On ne peut s’empêcher de ressentir le contraste entre les coutumes et le quotidien des autochtones et celles des festivaliers, un public majoritairement constitué de Britanniques – toujours friands d’un bon « destination festival » à l’arrivée des beaux jours. Mais malgré la barrière du language et de la culture, chaque partie semble faire un réel effort pour respecter la présence de l’autre. Ce qui n’est pas forcément le cas de plusieurs évènements qui se sont récemment implantés en Croatie, invitant un public parfois très irrespectueux des plages et du littoral. Ici la culture bulgare est célébrée, les anciens en tenue traditionnelle se joignent aux festivaliers pour des sessions d'accordéon et de danse folklorique entre deux cours de méditation face au massif.
Photos : © Aron Klein.
À Meadows cette année, on ne verra pas de déchets : la politique « leave no trace » est respectée et le recyclage est de mise. Les verres en plastiques sont proscris sur le site, remplacés par des gobelets en métal individuels distribués aux utilisateurs ; à la mode du jour, il est porté à la ceinture à l’aide d’un petit mousqueton en aluminium. Les toilettes sont sèches, à sciure de bois – on aurait peut-être souhaité que les stocks de sciure soient renfloués plus régulièrement.
Alors que de (trop) nombreux festivals français et européens rivalisent de pauvreté en ce qui concerne l’originalité des line-ups, Meadows ne s’embarrasse pas de têtes d’affiche racoleuses vues dans 95% des événements de l’été. Artistes locaux et internationaux s’y côtoient allègrement, l’heure est à la découverte et à l’ouverture d’esprit : RAMZi live, Nick The Record, Gwenan en tête d’affiche. Le français DoubtingThomas, désormais basé à Toulouse, nous offrira par ailleurs un excellent set live progressif. Chaque jour, le son évolue des groupes indie electro, reggae, hip hop et afrobeat la journée, aux DJ sets disco, soul, funk et jungle le soir, jusqu’à midi le lendemain.
Le point d’orgue du week-end reste certainement le lever de soleil sur la bien judicieusement nommée « Sunset Stage ». On y retrouvera un Commix en pleine forme le dimanche matin à 7 heures, pour un lever d’astre magnifique sur la vallée couverte d’une mer de brouillard, prolongé par la présence opportune de nuages. Du pur bonheur.

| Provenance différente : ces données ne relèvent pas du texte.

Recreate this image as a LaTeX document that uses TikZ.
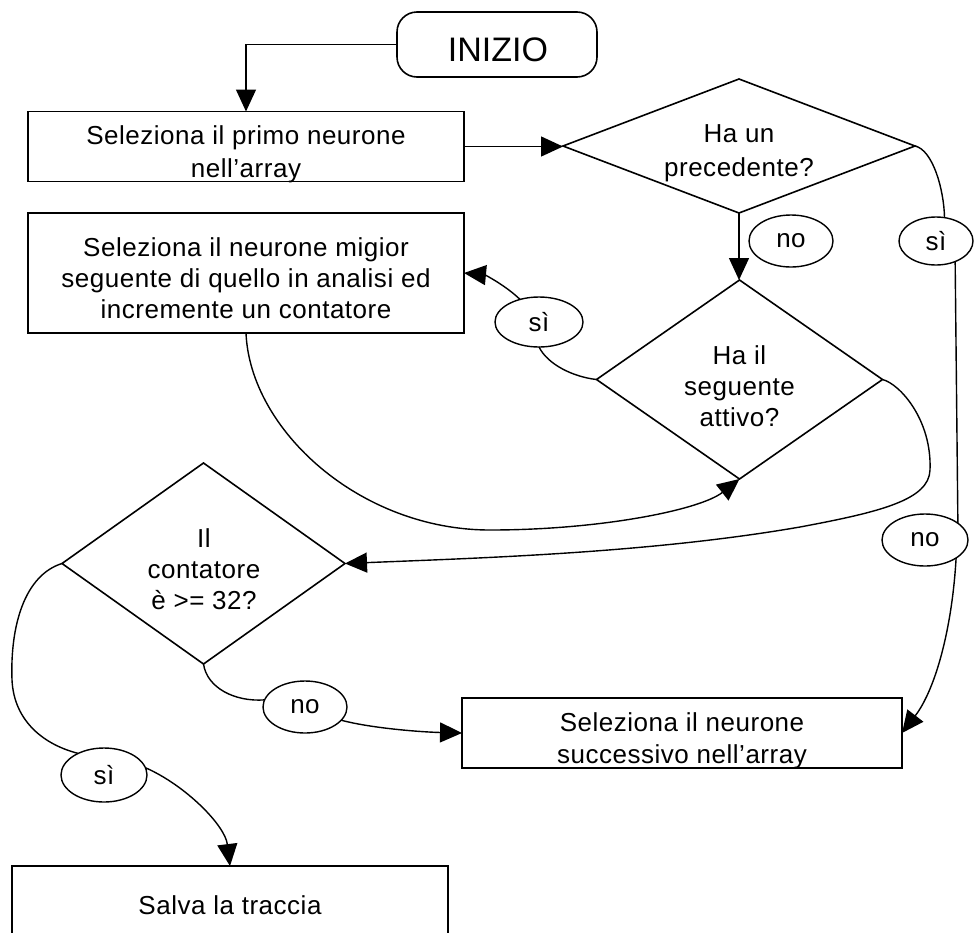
\documentclass[tikz,border=0pt]{standalone}
\usepackage{fontspec}
\setmainfont{Liberation Sans}
\newfontfamily\spacedsans[LetterSpace=2]{Liberation Sans}
\usetikzlibrary{shapes.geometric,arrows.meta}

\begin{document}
\begin{tikzpicture}[x=1pt,y=-1pt,
  shapeline/.style={draw=black,line width=1.6pt},
  procbox/.style={shapeline,rectangle,inner sep=0pt,outer sep=0pt},
  decision/.style={shapeline,diamond,inner sep=0pt,outer sep=0pt},
  answer/.style={draw=black,line width=1.4pt,ellipse,inner sep=0pt,outer sep=0pt,
    font=\spacedsans\fontsize{26}{30}\selectfont},
  caption/.style={align=center,inner sep=0pt,font=\spacedsans\fontsize{26}{32}\selectfont},
  link/.style={line width=1.4pt},
  flow/.style={link,-{Triangle[length=22pt,width=20pt]}},
]
\useasboundingbox (0,0) rectangle (976,932);
\clip (0,0) rectangle (976,932);

% start terminal
\node[procbox,rounded corners=20pt,minimum width=200pt,minimum height=65pt] (start) at (497,44.5) {};
\node[inner sep=0pt,font=\fontsize{34}{40}\selectfont] (startlbl) at (498,49.5) {INIZIO};

% process boxes
\node[procbox,minimum width=436pt,minimum height=70pt] (box1) at (246,146.5) {};
\node[caption,font=\spacedsans\fontsize{26}{33}\selectfont] (box1lbl) at (246,154) {Seleziona il primo neurone\\nell’array};

\node[procbox,minimum width=436pt,minimum height=120pt] (box2) at (246,273) {};
\node[caption,font=\spacedsans\fontsize{26}{31}\selectfont] (box2lbl) at (246,278)
  {Seleziona il neurone migior\\seguente di quello in analisi ed\\incremente un contatore};

\node[procbox,minimum width=440pt,minimum height=70pt] (box3) at (682,733) {};
\node[caption] (box3lbl) at (682,741) {Seleziona il neurone\\successivo nell’array};

\node[procbox,minimum width=436pt,minimum height=100pt] (box4) at (230,916) {};
\node[caption] (box4lbl) at (230,905) {Salva la traccia};

% decisions
\node[decision,minimum width=352pt,minimum height=134pt] (d1) at (739,146) {};
\node[caption,font=\spacedsans\fontsize{26}{34}\selectfont] (d1lbl) at (739,153) {Ha un\\precedente?};

\node[decision,minimum width=286pt,minimum height=199pt] (d2) at (739.5,379.5) {};
\node[caption,font=\spacedsans\fontsize{26}{31}\selectfont] (d2lbl) at (739.5,386) {Ha il\\seguente\\attivo?};

\node[decision,minimum width=283pt,minimum height=201pt] (d3) at (203.5,563.5) {};
\node[caption,font=\spacedsans\fontsize{26}{31}\selectfont] (d3lbl) at (204,569) {Il\\contatore\\è >= 32?};

% answer labels
\node[answer,minimum width=84pt,minimum height=52pt] (a1) at (791,241) {no};
\node[answer,minimum width=74pt,minimum height=48pt] (a2) at (936,241) {sì};
\node[answer,minimum width=88pt,minimum height=50pt] (a3) at (539,322) {sì};
\node[answer,minimum width=86pt,minimum height=52pt] (a4) at (925,540) {no};
\node[answer,minimum width=84pt,minimum height=52pt] (a5) at (305,707) {no};
\node[answer,minimum width=86pt,minimum height=54pt] (a6) at (104,775) {sì};

% connectors
\draw[flow] (start.west) -| (box1.north);
\draw[flow] (box1.east) -- (d1.west |- box1.east);
\draw[flow] (d1.south) -- (d1.south |- d2.north);

\draw[link] (d1.east) .. controls (933,150) and (944,190) .. (a2.70);
\draw[link] (a2.-47) -- (a4.27);
\draw[flow] (a4.-30) .. controls (952,630) and (935,690) .. (box3.east);

\draw[link] (d2.west) .. controls (574,377) and (548,365) .. (a3.south);
\draw[flow] (a3.130) .. controls (505,285) and (485,275) .. (box2.east);

\draw[flow] (box2.south) .. controls (250,430) and (360,530) .. (490,530)
  .. controls (600,530) and (700,510) .. (d2.south);

\draw[flow] (d2.east) .. controls (900,384) and (932,420) .. (930,470)
  .. controls (929,500) and (880,512) .. (800,527)
  .. controls (650,553) and (480,558) .. (d3.east);

\draw[link] (d3.south) .. controls (207,688) and (235,702) .. (a5.170);
\draw[flow] (a5.-20) .. controls (370,728) and (420,732) .. (box3.west);

\draw[link] (d3.west) .. controls (25,575) and (10,625) .. (12,680)
  .. controls (14,722) and (45,745) .. (a6.140);
\draw[flow] (a6.10) .. controls (185,785) and (225,825) .. (box4.north);
\end{tikzpicture}
\end{document}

Là où certains festivals peinent à construire un lien durable avec leur environnement, Meadows semble avoir réussi le pari de s’intégrer dans une communauté âgée et soucieuse de ses traditions. Si la présence des hippies du dimanche peut déplaire à certains, il reste un événement sans pareil sur le circuit festivalier européen qui met en valeur le communautarisme et le respect de la nature. Secret bien gardé des connaisseurs, il tient à rester intimiste et humain. Et rien que pour ça, il vaut bien le détour.